Precisely. I am grateful to my hon. Friend. Everything comes back to this House.
The point about the options that the Government have set out and the new customs partnership is that this will have huge practical benefits. Let me give a couple of examples. We could apply our own tariffs to goods destined purely for the UK. For example, for mangoes from India and the Philippines, which are not really a competitive product with anything we grow in this country, there is no reason why the EU should determine what tariff we apply. However, if a basic bicycle was made in another part of the Commonwealth and then exported to the UK for further modifications for onward export to the EU, it would make absolute sense for us to mirror the EU trade and customs arrangements.
The future customs arrangements, which are being negotiated, will therefore have profound implications for our future trading opportunities, and the Bill provides the way forward and opens the door to success, whatever the outcome of the negotiations. That is why the Liberal Democrat amendment, seeking a guarantee that the UK’s trading relationships with the EU and the rest of the world are not damaged, is so bizarre. How can anything like that be guaranteed, particularly during a negotiation? That was doubtless the reason why the amendment was not selected for debate.
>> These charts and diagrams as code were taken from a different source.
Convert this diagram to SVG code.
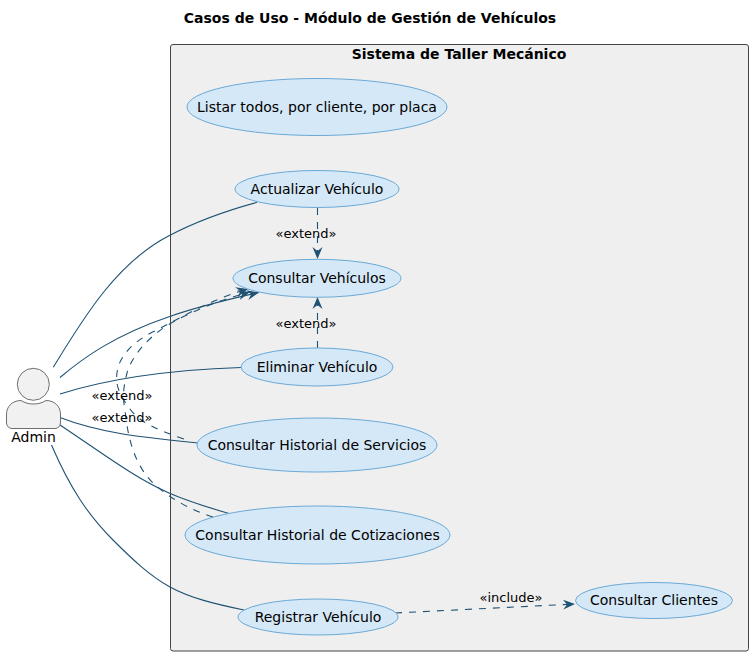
<svg xmlns="http://www.w3.org/2000/svg" width="752" height="656" viewBox="0 0 752 656">
<style>
text{font-family:"DejaVu Sans",sans-serif;fill:#000}
.t{font-size:14px;text-anchor:middle}
.b{font-size:14px;font-weight:bold;text-anchor:middle}
.l{font-size:13px;text-anchor:middle}
ellipse{fill:#D5E8F7;stroke:#6AA9D6;stroke-width:1}
.c{fill:none;stroke:#1F5273;stroke-width:1.1}
.d{stroke-dasharray:7,7}
.h{marker-end:url(#a)}
</style>
<defs>
<marker id="a" markerUnits="userSpaceOnUse" markerWidth="14" markerHeight="14" refX="12" refY="6" orient="auto">
<path d="M0,1L12,6L0,11L4,6Z" fill="#1F5273"/>
</marker>
</defs>
<rect width="752" height="656" fill="#fff"/>
<text x="370" y="23" class="b">Casos de Uso - Módulo de Gestión de Vehículos</text>
<g id="system">
<rect x="170.500" y="44.500" width="578" height="606.500" rx="2.500" fill="#EFEFEF" stroke="#444" stroke-width="1"/>
<text x="459" y="59" class="b">Sistema de Taller Mecánico</text>
</g>
<g id="connectors">
<path class="c" d="M53.300,367.300C85,315 118,262 169,235.700C195,222 225,211 257,202.300"/>
<path class="c h" d="M60,377.500C83,358 115,335 169,316.700C200,306 230,299 259,292.500"/>
<path class="c" d="M60,394C110,378 170,370 241,367.500"/>
<path class="c" d="M60,417.500C100,433 140,437 198,443"/>
<path class="c" d="M60,425C105,455 135,478 169,493C185,500 210,508 229,513.500"/>
<path class="c" d="M51.500,445C70,488 88,515 113,540C133,560 150,576 170,587C190,598 215,604 244,610"/>
<path class="c d h" d="M184,439C160,431 140,423 130,409C120,396 115,385 117,373C119,355 135,340 157,330C185,315 215,298 248,289"/>
<path class="c d h" d="M213,517C190,510 168,497 153,483C135,465 128,440 125,410C122,395 124,385 127,373C132,355 150,335 173,322C195,310 220,300 250,292"/>
<path class="c d h" d="M317.500,208V259"/>
<path class="c d h" d="M317.500,348V297"/>
<path class="c d h" d="M395,613L575,604"/>
</g>
<g id="actor-admin">
<circle cx="33.300" cy="384.300" r="16" fill="#F1F1F1" stroke="#6F6F6F" stroke-width="1"/>
<path d="M6.500,414C6.500,407 12,400.500 21,400.500C25,403 29,404 33.500,404C38,404 42,403 46,400.500C55,400.500 60.500,407 60.500,414V423C60.500,426 58,428.500 55,428.500H12C9,428.500 6.500,426 6.500,423Z" fill="#F1F1F1" stroke="#6F6F6F" stroke-width="1"/>
<text x="33.500" y="442" class="t">Admin</text>
</g>
<g id="uc-listar"><ellipse cx="317" cy="107" rx="130" ry="28.500"/><text x="317" y="112" class="t">Listar todos, por cliente, por placa</text></g>
<g id="uc-actualizar"><ellipse cx="317" cy="189" rx="82" ry="18.500"/><text x="317" y="194" class="t">Actualizar Vehículo</text></g>
<g id="uc-consultar"><ellipse cx="317" cy="278.300" rx="84" ry="19"/><text x="317" y="283" class="t">Consultar Vehículos</text></g>
<g id="uc-eliminar"><ellipse cx="317" cy="367" rx="76" ry="19"/><text x="317" y="372" class="t">Eliminar Vehículo</text></g>
<g id="uc-servicios"><ellipse cx="317" cy="445" rx="120" ry="27"/><text x="317" y="450" class="t">Consultar Historial de Servicios</text></g>
<g id="uc-cotizaciones"><ellipse cx="317.500" cy="535" rx="132.500" ry="29"/><text x="317.500" y="540" class="t">Consultar Historial de Cotizaciones</text></g>
<g id="uc-registrar"><ellipse cx="318" cy="617" rx="80" ry="18"/><text x="318" y="622" class="t">Registrar Vehículo</text></g>
<g id="uc-clientes"><ellipse cx="654" cy="600.500" rx="78.500" ry="18"/><text x="654" y="605" class="t">Consultar Clientes</text></g>
<g id="labels">
<text x="306" y="238" class="l">«extend»</text>
<text x="306" y="328" class="l">«extend»</text>
<text x="122" y="400" class="l">«extend»</text>
<text x="122" y="422" class="l">«extend»</text>
<text x="511" y="602" class="l">«include»</text>
</g>
</svg>
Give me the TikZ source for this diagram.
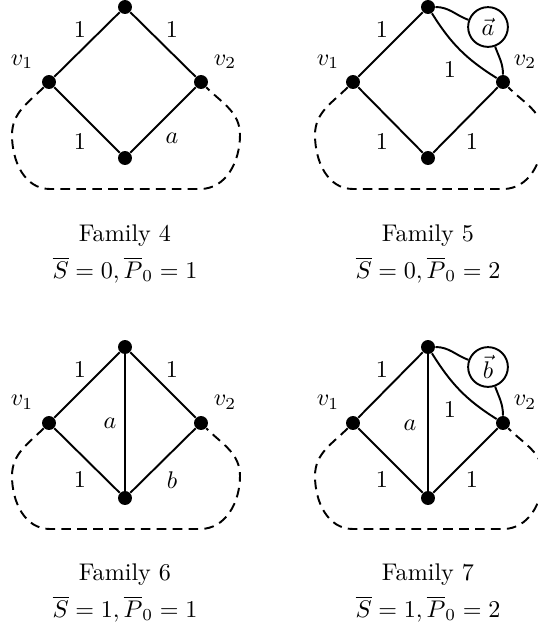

This evening, one Opposition party is concerned about guarantees while a negotiation is going on, and another—the main Opposition party—is complaining about being denied any detail about the same negotiation, which has not yet properly started, while a third has already decided, regardless of the results of that negotiation, that it is all a terrible mistake. This evening therefore provides us with an opportunity to back a Bill, which should be entirely uncontroversial politically, that enables the businesses and manufacturers in all our constituencies to know with certainty that, whatever the results of the negotiation, we will have in place the mechanisms for their future exports. It is precisely because the Bill is practical and flexible and because it caters for all outcomes, while making sure that there is no cliff edge, that all of us should support it this evening.